With mass shootings it used to be that there was all this publicity about the shooter. You could read his bio in all detail. This encouraged other shooters to take up their guns. Critics said to major networs: You cannot feature the shooters as the star of the story without encouraging more violence. Now the stories are much more about the victims. This is a response to the criticism. It took 15 years. The adoption curve in journalism is absurd, it takes too long. We don’t have that long. The 2024 election is around the corner, for example.

Why is this industry so slow in adopting change?

One reason is, journalism is a team sport, in most cases it is collaborative. You need everybody to be on the same page on what our job is. It is a consensus practice.
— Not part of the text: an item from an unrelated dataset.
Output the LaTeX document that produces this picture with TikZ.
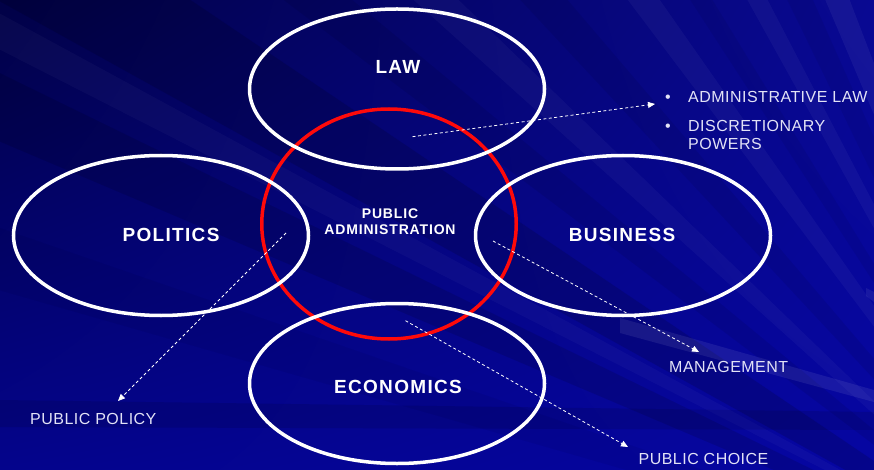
\documentclass[tikz,border=0pt]{standalone}
\usepackage{fontspec}
\setmainfont{Liberation Sans}
\newfontfamily\bigfont[LetterSpace=7]{Liberation Sans}
\newfontfamily\pafont[LetterSpace=6]{Liberation Sans}
\newfontfamily\labfont[LetterSpace=3]{Liberation Sans}
\usetikzlibrary{shapes.geometric,arrows.meta,shadings}
\definecolor{bgA}{RGB}{1,1,70}
\definecolor{bgB}{RGB}{9,9,146}
\definecolor{bgC}{RGB}{4,4,140}
\definecolor{bgD}{RGB}{6,6,162}
\definecolor{labtxt}{RGB}{226,226,246}
\definecolor{redring}{RGB}{255,10,10}
\tikzset{
  ring/.style={ellipse, draw=white, line width=3.5pt, minimum width=295pt, minimum height=160pt, inner sep=0pt},
  redc/.style={ellipse, draw=redring, line width=3.5pt, minimum width=254.5pt, minimum height=230pt, inner sep=0pt},
  bigl/.style={text=white, font=\bigfont\bfseries\fontsize{19}{21}\selectfont, inner sep=0pt},
  pal/.style={text=white, font=\pafont\bfseries\fontsize{14}{16}\selectfont, inner sep=0pt, align=center},
  lab/.style={text=labtxt, font=\labfont\fontsize{16}{18.6}\selectfont, inner sep=0pt},
  conn/.style={draw=white, line width=0.8pt, dash pattern=on 3pt off 2.5pt, -{Triangle[width=6pt,length=7pt]}},
  darkray/.style={fill=black, opacity=#1},
  lightray/.style={fill=white, opacity=#1},
}
\begin{document}
\begin{tikzpicture}[x=1pt,y=-1pt]
\useasboundingbox (0,0) rectangle (874,470);
% background
\shade[upper left=bgA, upper right=bgB, lower left=bgC, lower right=bgD] (0,0) rectangle (874,470);
\begin{scope}
\clip (0,0) rectangle (874,470);
\begin{scope}[shift={(1080,600)}]
\fill[darkray=0.12] (0,0) -- (203:2200) -- (206:2200) -- cycle;
\fill[darkray=0.14] (0,0) -- (209:2200) -- (214:2200) -- cycle;
\fill[darkray=0.08] (0,0) -- (217:2200) -- (219.5:2200) -- cycle;
\fill[darkray=0.07] (0,0) -- (227:2200) -- (229.5:2200) -- cycle;
\fill[darkray=0.06] (0,0) -- (237:2200) -- (238.5:2200) -- cycle;
\fill[darkray=0.06] (0,0) -- (244:2200) -- (246:2200) -- cycle;
\fill[darkray=0.05] (0,0) -- (196:2200) -- (199:2200) -- cycle;
\fill[lightray=0.03] (0,0) -- (207:2200) -- (208.5:2200) -- cycle;
\fill[lightray=0.035] (0,0) -- (222:2200) -- (224:2200) -- cycle;
\fill[lightray=0.04] (0,0) -- (233:2200) -- (235:2200) -- cycle;
\fill[lightray=0.04] (0,0) -- (241:2200) -- (242.5:2200) -- cycle;
\fill[lightray=0.05] (0,0) -- (247:2200) -- (249:2200) -- cycle;
\end{scope}
\fill[darkray=0.10] (0,400) -- (874,412) -- (874,430) -- (0,427) -- cycle;
\fill[lightray=0.08] (620,318) -- (874,390) -- (874,402) -- (620,333) -- cycle;
\fill[lightray=0.07] (866,288) -- (874,292) -- (874,302) -- (866,296) -- cycle;
\end{scope}
% rings (red underneath the white ones)
\node[redc] (pa) at (389,224) {};
\node[ring] (law) at (397,89) {};
\node[ring] (pol) at (161,235.5) {};
\node[ring] (bus) at (623,235.5) {};
\node[ring] (eco) at (397,383.5) {};
% ring texts
\node[bigl] (tlaw) at (398,67) {LAW};
\node[bigl] (tpol) at (171,235) {POLITICS};
\node[bigl] (tbus) at (622,235) {BUSINESS};
\node[bigl] (teco) at (398,387) {ECONOMICS};
\node[pal] (tpa) at (390,222) {PUBLIC\\ADMINISTRATION};
% outside labels
\node[lab, anchor=base] (b1) at (668,102.5) {•};
\node[lab, anchor=base] (b2) at (668,131.5) {•};
\node[lab, anchor=west] (adm) at (688,96.7) {ADMINISTRATIVE LAW};
\node[lab, anchor=north west, align=left] (disc) at (688,120) {DISCRETIONARY\\POWERS};
\node[lab] (mgmt) at (728.7,366.7) {MANAGEMENT};
\node[lab] (pch) at (703.5,459.3) {PUBLIC CHOICE};
\node[lab] (ppol) at (93.3,419.3) {PUBLIC POLICY};
% connectors
\coordinate (a1s) at (412.5,136.7);
\coordinate (a1e) at (655,104);
\coordinate (a2s) at (286,233);
\coordinate (a2e) at (118,401);
\coordinate (a3s) at (493,241);
\coordinate (a3e) at (699,352);
\coordinate (a4s) at (405.5,320.7);
\coordinate (a4e) at (628,447);
\draw[conn] (a1s) -- (a1e);
\draw[conn] (a2s) -- (a2e);
\draw[conn] (a3s) -- (a3e);
\draw[conn] (a4s) -- (a4e);
\end{tikzpicture}
\end{document}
If the consensus becomes a problem, journalists are reluctant to give up their intellectual tools even when they are broken, because they need everybody to operate in the same way. There is the production routine after all, deadlines have to be met. Additionally, journalists get a lot of bad faith criticism from people who are trying to undermine the press. This is why sometimes they get defensive about criticism. Also, there is a cultural thing: journalists are a herd of independent minds, they are people who think alike but also think of themselves as individuals who make their own choices. This is how White House correspondents work: in their minds they are intensely competitive with each other at doing exactly the same thing. But the business prospects for the press are dim if they can’t help solving problems. When it is done properly, you often see in the numbers that people are paying attention and their satisfaction with the product grows. If those metrics show that people are paying attention and they find this kind of journalism more valuable this is a huge thing. 

Do we have to revolutionize journalism education then?

Slowly journalism education is changing. We are now seeing programs that are focused on innovation, teaching people how to become innovators in the newsroom and in these companies. That’s not the way it has been for a long time. Journalism schools were usually trailing changes rather than the other way around. It would be a significant change if they led the way. 

Do we also need more executive education?

Leaders of news organisations have to become smarter with a lot of things. There is a lot of pressure around developing the business of news. The news industry had remained remarkably stable and profitable for a very long time. That created a culture that isn’t build for rapid adjustments and changes, it is not exactly agile. That the news industry has to learn from the tech industry. 

Is there anything else the news industry could learn from the tech industry?

Iteration. This is a buzzword, I usually try to avoid those. Because the costs of trying things have fallen immensely in the digital era, you can use iteration. See what works, improve it. Innovation used to be creating a new food section. Now it is about quickly changing your product in response to user data. Incorporating your audience in the production of the news is also a whole new world. Previously the job of the audience was to sit in their seat and consume the news. The job of journalists was, finish your story, job done. Now your job is: how to get it to the people who really need it. That is something you cannot really outsource. In job interviews it used to be that the editors who did the interviewing had all the skills, now they ask the job seekers explicitely about the skills they themselves don’t have.  

So, it is all about figuring out user needs. What are the user needs journalism can and should fulfill?

People do consume news because they want to know what’s going on. They need journalism to know what is true and not true, what they can ignore and not ignore. But also: They want to know, how are we getting out of this mess? They need a reason why to keep paying attention.